[STATED GOAL]:
Write again exactly the lines in the listing below, starting at the line with "Emit a LaTeX" and ending at the line with "(200,612) -- (1065,609);", both included. Pictures are not copied.
* BEGIN SOURCE RECORDS *
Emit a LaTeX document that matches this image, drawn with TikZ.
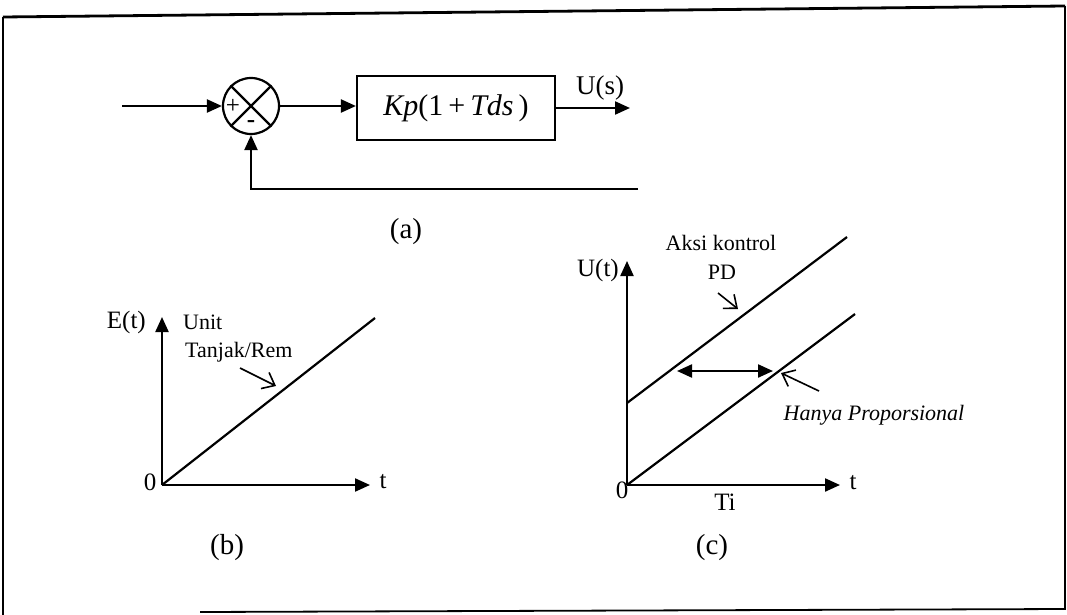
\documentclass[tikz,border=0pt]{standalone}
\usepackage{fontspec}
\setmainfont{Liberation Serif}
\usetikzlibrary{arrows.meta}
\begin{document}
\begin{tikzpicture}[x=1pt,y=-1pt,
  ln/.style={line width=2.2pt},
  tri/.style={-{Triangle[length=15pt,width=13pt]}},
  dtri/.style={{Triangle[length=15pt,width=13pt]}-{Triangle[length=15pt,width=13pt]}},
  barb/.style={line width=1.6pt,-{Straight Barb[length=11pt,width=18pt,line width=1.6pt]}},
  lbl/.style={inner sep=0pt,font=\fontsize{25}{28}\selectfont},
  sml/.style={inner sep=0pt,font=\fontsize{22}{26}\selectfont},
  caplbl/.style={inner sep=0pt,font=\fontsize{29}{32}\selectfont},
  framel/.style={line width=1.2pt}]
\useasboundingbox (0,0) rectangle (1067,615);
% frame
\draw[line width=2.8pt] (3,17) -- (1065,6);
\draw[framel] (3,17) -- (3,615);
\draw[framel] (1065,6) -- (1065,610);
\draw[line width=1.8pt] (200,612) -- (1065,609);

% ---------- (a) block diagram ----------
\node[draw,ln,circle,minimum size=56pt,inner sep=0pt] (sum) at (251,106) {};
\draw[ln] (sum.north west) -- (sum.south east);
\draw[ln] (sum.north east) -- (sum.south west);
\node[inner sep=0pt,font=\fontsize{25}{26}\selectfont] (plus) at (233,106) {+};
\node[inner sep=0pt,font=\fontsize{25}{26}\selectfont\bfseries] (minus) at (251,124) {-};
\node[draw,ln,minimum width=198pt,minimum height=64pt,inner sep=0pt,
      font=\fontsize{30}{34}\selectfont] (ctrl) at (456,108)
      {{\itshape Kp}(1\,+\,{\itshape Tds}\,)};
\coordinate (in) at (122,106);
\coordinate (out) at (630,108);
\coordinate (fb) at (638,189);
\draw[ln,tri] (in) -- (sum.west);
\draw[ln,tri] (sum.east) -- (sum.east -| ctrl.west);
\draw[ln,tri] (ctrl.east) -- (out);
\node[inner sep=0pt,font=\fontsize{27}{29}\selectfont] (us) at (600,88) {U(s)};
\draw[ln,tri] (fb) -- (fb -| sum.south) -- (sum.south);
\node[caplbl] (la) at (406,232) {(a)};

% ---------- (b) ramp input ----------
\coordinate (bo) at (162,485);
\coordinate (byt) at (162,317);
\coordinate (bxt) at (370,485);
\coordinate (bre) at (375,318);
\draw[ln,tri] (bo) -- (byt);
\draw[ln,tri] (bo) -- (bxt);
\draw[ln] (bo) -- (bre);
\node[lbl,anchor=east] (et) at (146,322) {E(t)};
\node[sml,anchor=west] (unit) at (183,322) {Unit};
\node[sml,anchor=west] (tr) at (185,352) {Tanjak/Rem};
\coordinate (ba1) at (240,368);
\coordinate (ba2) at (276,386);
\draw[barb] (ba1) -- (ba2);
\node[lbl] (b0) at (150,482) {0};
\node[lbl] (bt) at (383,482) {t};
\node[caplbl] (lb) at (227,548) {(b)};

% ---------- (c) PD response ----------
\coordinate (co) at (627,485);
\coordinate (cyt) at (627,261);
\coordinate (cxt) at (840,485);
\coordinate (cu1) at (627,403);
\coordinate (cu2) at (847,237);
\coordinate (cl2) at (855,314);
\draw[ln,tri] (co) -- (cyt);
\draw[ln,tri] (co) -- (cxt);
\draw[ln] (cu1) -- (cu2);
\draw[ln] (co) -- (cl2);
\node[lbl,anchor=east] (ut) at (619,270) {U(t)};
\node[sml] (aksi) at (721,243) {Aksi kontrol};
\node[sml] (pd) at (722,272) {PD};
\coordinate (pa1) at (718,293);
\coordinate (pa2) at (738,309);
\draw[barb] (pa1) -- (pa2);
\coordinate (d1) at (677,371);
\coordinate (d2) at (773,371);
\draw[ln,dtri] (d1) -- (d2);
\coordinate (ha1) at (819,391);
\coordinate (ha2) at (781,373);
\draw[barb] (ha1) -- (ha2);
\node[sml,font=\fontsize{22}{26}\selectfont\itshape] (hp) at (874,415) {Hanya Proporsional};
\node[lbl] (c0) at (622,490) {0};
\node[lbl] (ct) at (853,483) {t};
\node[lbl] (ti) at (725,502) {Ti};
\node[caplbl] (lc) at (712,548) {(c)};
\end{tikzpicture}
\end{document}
* END SOURCE RECORDS *
* BEGIN SOURCE RECORDS *
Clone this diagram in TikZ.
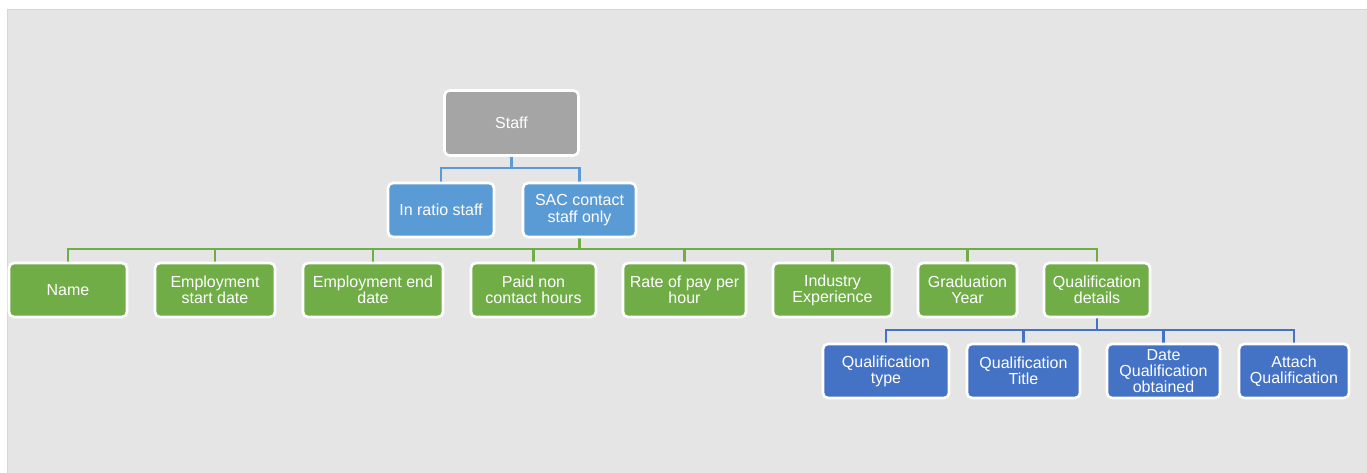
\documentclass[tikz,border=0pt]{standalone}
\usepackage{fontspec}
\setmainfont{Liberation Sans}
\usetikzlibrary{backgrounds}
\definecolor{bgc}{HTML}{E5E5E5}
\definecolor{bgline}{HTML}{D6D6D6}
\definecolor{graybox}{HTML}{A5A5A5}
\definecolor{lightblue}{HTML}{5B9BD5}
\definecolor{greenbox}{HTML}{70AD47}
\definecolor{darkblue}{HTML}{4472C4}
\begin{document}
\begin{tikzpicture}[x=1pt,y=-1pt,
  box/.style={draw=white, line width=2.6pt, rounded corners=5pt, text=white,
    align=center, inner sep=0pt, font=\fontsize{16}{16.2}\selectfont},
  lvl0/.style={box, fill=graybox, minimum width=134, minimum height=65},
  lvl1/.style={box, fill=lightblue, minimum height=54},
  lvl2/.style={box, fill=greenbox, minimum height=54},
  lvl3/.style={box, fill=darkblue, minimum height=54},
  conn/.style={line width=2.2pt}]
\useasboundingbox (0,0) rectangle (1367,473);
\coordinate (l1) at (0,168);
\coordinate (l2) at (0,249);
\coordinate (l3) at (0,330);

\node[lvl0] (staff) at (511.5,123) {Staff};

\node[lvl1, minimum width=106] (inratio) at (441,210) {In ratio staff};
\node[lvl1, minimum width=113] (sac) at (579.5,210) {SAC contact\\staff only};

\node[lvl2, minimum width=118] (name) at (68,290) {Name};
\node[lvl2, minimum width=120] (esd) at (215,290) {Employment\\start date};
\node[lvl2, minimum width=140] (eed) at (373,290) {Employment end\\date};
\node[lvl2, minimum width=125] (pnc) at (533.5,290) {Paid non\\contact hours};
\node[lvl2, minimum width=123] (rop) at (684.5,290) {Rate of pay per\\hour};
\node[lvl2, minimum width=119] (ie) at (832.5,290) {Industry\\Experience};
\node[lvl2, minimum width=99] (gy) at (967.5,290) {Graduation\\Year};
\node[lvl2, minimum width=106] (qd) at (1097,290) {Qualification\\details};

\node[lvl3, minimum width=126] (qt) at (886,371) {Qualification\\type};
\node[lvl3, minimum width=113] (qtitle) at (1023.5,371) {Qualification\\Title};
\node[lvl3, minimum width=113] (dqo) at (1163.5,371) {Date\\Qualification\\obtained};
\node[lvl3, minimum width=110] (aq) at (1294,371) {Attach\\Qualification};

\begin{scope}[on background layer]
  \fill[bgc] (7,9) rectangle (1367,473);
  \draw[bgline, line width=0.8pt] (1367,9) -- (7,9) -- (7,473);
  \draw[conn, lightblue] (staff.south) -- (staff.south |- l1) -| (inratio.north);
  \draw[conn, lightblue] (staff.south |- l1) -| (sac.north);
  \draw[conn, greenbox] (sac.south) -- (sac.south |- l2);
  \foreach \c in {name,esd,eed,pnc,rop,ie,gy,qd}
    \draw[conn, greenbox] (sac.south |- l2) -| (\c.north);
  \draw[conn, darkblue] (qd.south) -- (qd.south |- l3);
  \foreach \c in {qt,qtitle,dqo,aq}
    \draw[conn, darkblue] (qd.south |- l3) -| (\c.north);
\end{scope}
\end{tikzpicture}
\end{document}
* END SOURCE RECORDS *
[TASK SOLUTION]:
Emit a LaTeX document that matches this image, drawn with TikZ.
\documentclass[tikz,border=0pt]{standalone}
\usepackage{fontspec}
\setmainfont{Liberation Serif}
\usetikzlibrary{arrows.meta}
\begin{document}
\begin{tikzpicture}[x=1pt,y=-1pt,
  ln/.style={line width=2.2pt},
  tri/.style={-{Triangle[length=15pt,width=13pt]}},
  dtri/.style={{Triangle[length=15pt,width=13pt]}-{Triangle[length=15pt,width=13pt]}},
  barb/.style={line width=1.6pt,-{Straight Barb[length=11pt,width=18pt,line width=1.6pt]}},
  lbl/.style={inner sep=0pt,font=\fontsize{25}{28}\selectfont},
  sml/.style={inner sep=0pt,font=\fontsize{22}{26}\selectfont},
  caplbl/.style={inner sep=0pt,font=\fontsize{29}{32}\selectfont},
  framel/.style={line width=1.2pt}]
\useasboundingbox (0,0) rectangle (1067,615);
% frame
\draw[line width=2.8pt] (3,17) -- (1065,6);
\draw[framel] (3,17) -- (3,615);
\draw[framel] (1065,6) -- (1065,610);
\draw[line width=1.8pt] (200,612) -- (1065,609);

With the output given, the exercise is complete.